Designing the living

La Fabrique du vivant

Words by Silke Bender

Buildings and furniture made from mushroom cultures? Crockery and bottles produced from algae, and cardiovascular systems based on spinach? Welcome to the future! All these ideas may sound like ­science fiction, but in fact they have long reached the experimental stage of research. The recent exhibition La Fabrique du Vivant (Designing the ­Living) at the Centre Pompidou in Paris delivered a status report of the world’s most innovative projects in science, design and architecture; it presented new and ecological materials and biotechnological production processes and placed design firmly at the interface of natural sciences and computer technology. In our digital age, design is increasingly found in interaction with natural sciences, blurring the boundaries of the former dichotomy between natural and artificial. This gives rise to the question of whether life can be digitally programmed—and, if so, how.

 

 

David Benjamin—Studio Klarenbeek & Dros with
Atelier Luma—XTU Architects—
Natsai Audrey Chieza—Worcester Polytechnic Institute

 

 

 

David Benjamin: Living Bricks
2019


Construction based on mushrooms and plant waste: on his search for new, ecological and climate-neutral construction materials, Benjamin—New York-based architect, professor at Columbia University GSAPP of New York and founder of The Living architects’ studio—developed bricks from mushroom mycelium cultures and chopped-up corn stalks. The 10-strong team at the startup ­comprises biologists, architects, artists and IT ­specialists working hand in hand.

 

The archway which Benjamin built for the exhibition from his Living Bricks is the tangible result of a long-standing multidisciplinary research project. The bricks are composed of organically grown organisms; to make them, agricultural waste products are shredded and compressed, and the resulting biomass laced with living mushroom mycelia and packed into a wooden shell. A natural process then welds the bricks together to form a stable architectural structure.
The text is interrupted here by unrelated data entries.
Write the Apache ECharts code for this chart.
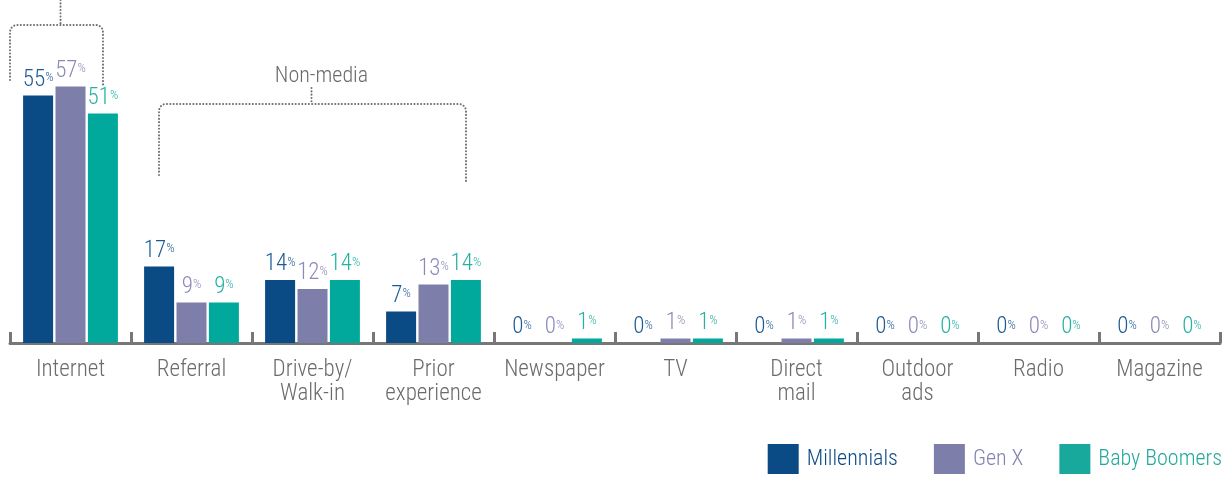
<!DOCTYPE html>
<html>
<head>
<meta charset="utf-8">
<script src="https://cdn.jsdelivr.net/npm/echarts@6/dist/echarts.min.js"></script>
<style>
html,body{margin:0;padding:0;background:#fff;}
#c{width:1229px;height:477px;}
</style>
</head>
<body>
<div id="c"></div>
<script>
const categories = ['Internet', 'Referral', 'Drive-by/\nWalk-in', 'Prior\nexperience', 'Newspaper', 'TV', 'Direct\nmail', 'Outdoor\nads', 'Radio', 'Magazine'];
const millennials = [55, 17, 14, 7, 0, 0, 0, 0, 0, 0];
const genX = [57, 9, 12, 13, 0, 1, 1, 0, 0, 0];
const babyBoomers = [51, 9, 14, 14, 1, 1, 1, 0, 0, 0];
const seriesNames = ['Millennials', 'Gen X', 'Baby Boomers'];
const groupLabel = 'Non-media';

const FONT = '"Roboto Condensed", Roboto, sans-serif';
const W = 300;
const barColors = ['#0a4a85', '#7e7eab', '#00a99c'];
const labelColors = ['#1b5a94', '#8b89b9', '#26b1a5'];
const legendText = ['#0d4a85', '#8482b3', '#22a99d'];
const legendColors = ['#0a4a85', '#7e7eab', '#19a89c'];
const grey = '#777777';

function mkSeries(name, data, i) {
  return {
    name: name,
    type: 'bar',
    data: data,
    barWidth: 30,
    barGap: '8%',
    itemStyle: { color: barColors[i] },
    label: {
      show: true,
      position: 'top',
      distance: 4,
      formatter: p => '{n|' + p.value + '}{p|%}',
      rich: {
        n: { fontFamily: FONT, fontWeight: W, fontSize: 23, color: labelColors[i], lineHeight: 20, verticalAlign: 'bottom' },
        p: { fontFamily: FONT, fontWeight: W, fontSize: 13, color: labelColors[i], lineHeight: 12, verticalAlign: 'top' }
      }
    },
    emphasis: { disabled: true }
  };
}

const chart = echarts.init(document.getElementById('c'), null, { renderer: 'canvas' });
chart.setOption({
  animation: false,
  backgroundColor: '#ffffff',
  grid: { left: 10, right: 9, top: 73, bottom: 134, containLabel: false },
  xAxis: {
    type: 'category',
    data: categories,
    axisLine: { show: true, lineStyle: { color: grey, width: 3 } },
    axisTick: { show: true, inside: true, length: 11, lineStyle: { color: grey, width: 3 } },
    axisLabel: { color: '#6b6b6b', fontFamily: FONT, fontWeight: W, fontSize: 23, lineHeight: 24, margin: 15, interval: 0 }
  },
  yAxis: {
    type: 'value',
    min: 0,
    max: 60,
    show: false,
    splitLine: { show: false }
  },
  legend: {
    right: 7,
    top: 444,
    padding: 0,
    itemWidth: 31,
    itemHeight: 30,
    itemGap: 36,
    icon: 'rect',
    textStyle: { fontFamily: FONT, fontWeight: W, fontSize: 22, padding: [0, 0, 0, 3] },
    data: seriesNames.map((n, i) => ({ name: n, itemStyle: { color: legendColors[i] }, textStyle: { color: legendText[i] } }))
  },
  series: [
    mkSeries(seriesNames[0], millennials, 0),
    mkSeries(seriesNames[1], genX, 1),
    mkSeries(seriesNames[2], babyBoomers, 2)
  ]
});

// Bracket annotations, positioned from the category axis
const cx = name => chart.convertToPixel({ xAxisIndex: 0 }, name);
function bracketPts(x1, x2, yTop, yL, yR) {
  const r = 7, pts = [[x1, yL], [x1, yTop + r]];
  for (let k = 1; k <= 6; k++) {
    const a = Math.PI + (k / 6) * Math.PI / 2;
    pts.push([x1 + r + r * Math.cos(a), yTop + r + r * Math.sin(a)]);
  }
  pts.push([x2 - r, yTop]);
  for (let k = 1; k <= 6; k++) {
    const a = 1.5 * Math.PI + (k / 6) * Math.PI / 2;
    pts.push([x2 - r + r * Math.cos(a), yTop + r + r * Math.sin(a)]);
  }
  pts.push([x2, yR]);
  return pts;
}
const dotStyle = { fill: null, stroke: '#6f6f6f', lineWidth: 2, lineDash: [0.1, 3.2], lineCap: 'round' };
const ci = cx(categories[0]);
const cr = cx(categories[1]);
const cp = cx(categories[3]);
const nm1 = ci - 60.5, nm2 = ci + 32.5;
const nn1 = cr - 32.5, nn2 = cp + 32.5;
const ns = (nn1 + nn2) / 2 - 1;
chart.setOption({
  graphic: [
    { type: 'polyline', silent: true, shape: { points: bracketPts(nm1, nm2, 25, 80, 85) }, style: dotStyle },
    { type: 'polyline', silent: true, shape: { points: [[ci - 10, 0], [ci - 10, 25]] }, style: dotStyle },
    { type: 'polyline', silent: true, shape: { points: bracketPts(nn1, nn2, 104, 175, 182) }, style: dotStyle },
    { type: 'polyline', silent: true, shape: { points: [[ns, 88], [ns, 104]] }, style: dotStyle },
    { type: 'text', silent: true, x: ns + 10, y: 76,
      style: { text: groupLabel, fontFamily: FONT, fontWeight: W, fontSize: 22, fill: '#6b6b6b', align: 'center', verticalAlign: 'middle' } }
  ]
});
</script>
</body>
</html>
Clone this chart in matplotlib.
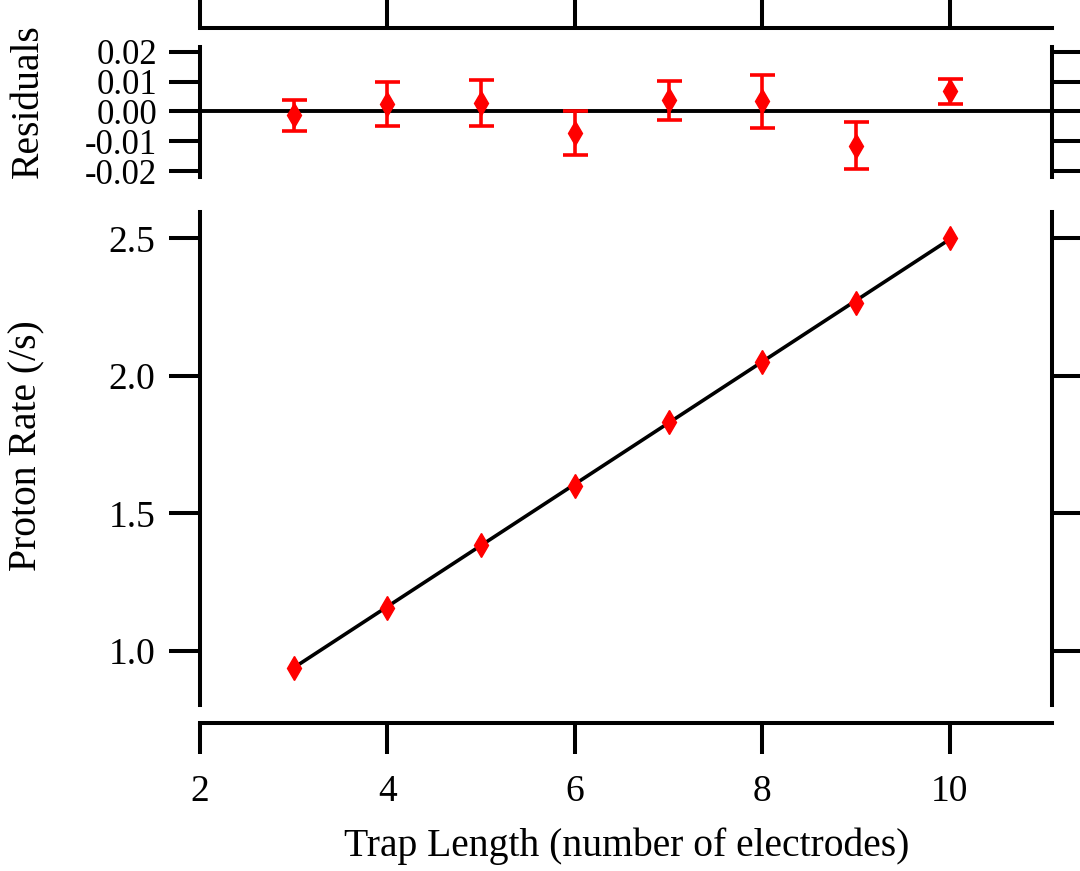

This growth and self-assembly process ceases when the supply of water to the mycelium stops. In 2014, the project presented the Hy-Fi ­Tower at the MoMA PS1 museum in Queens, New York; when the exhibition closed the 13-­metre three-cylinder structure, open to the sky, was simply shredded and used as compost by the New York City Department of Parks and ­Re­creation.

 

Right at the start of my studies, I had the idea of expanding the way architecture is defined, Benjamin told US publication Architect Maga­zine. Over time, my original aim of developing an interactive and reactive approach to architecture connected with my interest in seeing architecture through the eyes of bio­logy and taking living organisms as our models. Perhaps buildings are more than just motionless structures; perhaps they can also be dynamic systems.